List each line of the data in which the string "with" appears.

━━━━━━━━━━

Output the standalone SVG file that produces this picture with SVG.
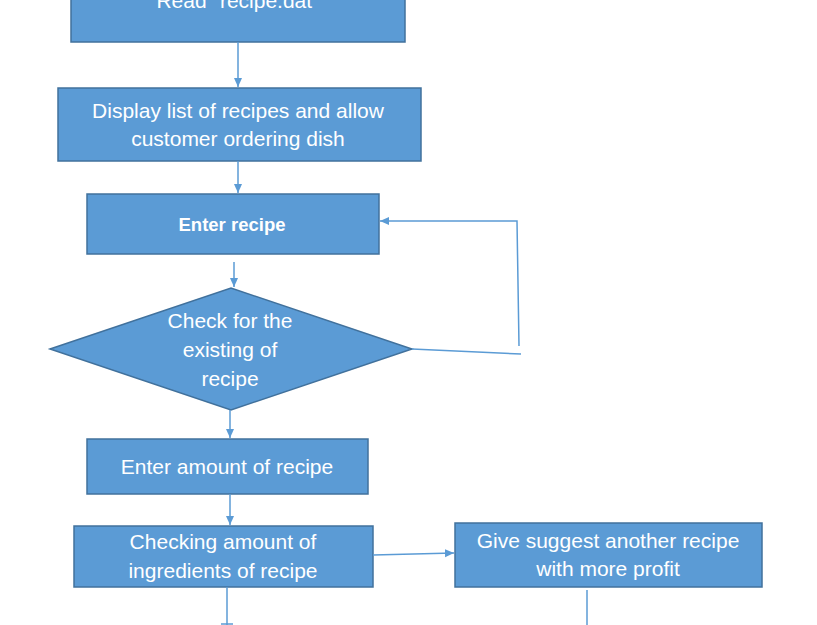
<svg xmlns="http://www.w3.org/2000/svg" width="817" height="625" viewBox="0 0 817 625">
<style>
.box{fill:#5B9BD5;stroke:#41719C;stroke-width:1.5}
.t{fill:#fff;font-family:"Liberation Sans",Arial,sans-serif;font-size:21px;text-anchor:middle;dominant-baseline:central}
.b{font-size:18.5px;font-weight:bold}
.c{fill:none;stroke:#5B9BD5;stroke-width:1.5}
</style>
<defs>
<marker id="a" markerWidth="10" markerHeight="10" refX="9" refY="5" orient="auto" markerUnits="userSpaceOnUse">
<path d="M0,1 L9,5 L0,9 z" fill="#5B9BD5"/>
</marker>
</defs>
<rect width="817" height="625" fill="#fff"/>
<g id="n1"><rect class="box" x="71" y="-30" width="334" height="72"/><text class="t" x="238" y="0">Read "recipe.dat"</text></g>
<g id="n2"><rect class="box" x="58" y="88" width="363" height="73"/><text class="t" x="238" y="110">Display list of recipes and allow</text><text class="t" x="238" y="138">customer ordering dish</text></g>
<g id="n3"><rect class="box" x="87" y="194" width="292" height="60"/><text class="t b" x="232" y="224">Enter recipe</text></g>
<g id="n4"><polygon class="box" points="50,349 231,288 412,349 231,410"/><text class="t" x="230" y="320">Check for the</text><text class="t" x="230" y="349">existing of</text><text class="t" x="230" y="378">recipe</text></g>
<g id="n5"><rect class="box" x="87" y="439" width="281" height="55"/><text class="t" x="227" y="466">Enter amount of recipe</text></g>
<g id="n6"><rect class="box" x="74" y="526" width="299" height="61"/><text class="t" x="223" y="541">Checking amount of</text><text class="t" x="223" y="570">ingredients of recipe</text></g>
<g id="n7"><rect class="box" x="455" y="523" width="307" height="64"/><text class="t" x="608" y="540">Give suggest another recipe</text><text class="t" x="608" y="568">with more profit</text></g>
<g id="connectors">
<line class="c" x1="238" y1="42" x2="238" y2="87" marker-end="url(#a)"/>
<line class="c" x1="238" y1="161" x2="238" y2="193" marker-end="url(#a)"/>
<line class="c" x1="234" y1="262" x2="234" y2="287" marker-end="url(#a)"/>
<polyline class="c" points="412,349 521,354"/>
<polyline class="c" points="519,346 517,221 380,221" marker-end="url(#a)"/>
<line class="c" x1="230" y1="410" x2="230" y2="438" marker-end="url(#a)"/>
<line class="c" x1="230" y1="494" x2="230" y2="525" marker-end="url(#a)"/>
<line class="c" x1="373" y1="555" x2="454" y2="553" marker-end="url(#a)"/>
<line class="c" x1="227" y1="587" x2="227" y2="625"/>
<line class="c" x1="221" y1="624" x2="233" y2="624"/>
<line class="c" x1="587" y1="590" x2="587" y2="625"/>
</g>
</svg>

━━━━━━━━━━

» Answer for this exercise
Output the standalone SVG file that produces this picture with SVG.
<g id="n7"><rect class="box" x="455" y="523" width="307" height="64"/><text class="t" x="608" y="540">Give suggest another recipe</text><text class="t" x="608" y="568">with more profit</text></g>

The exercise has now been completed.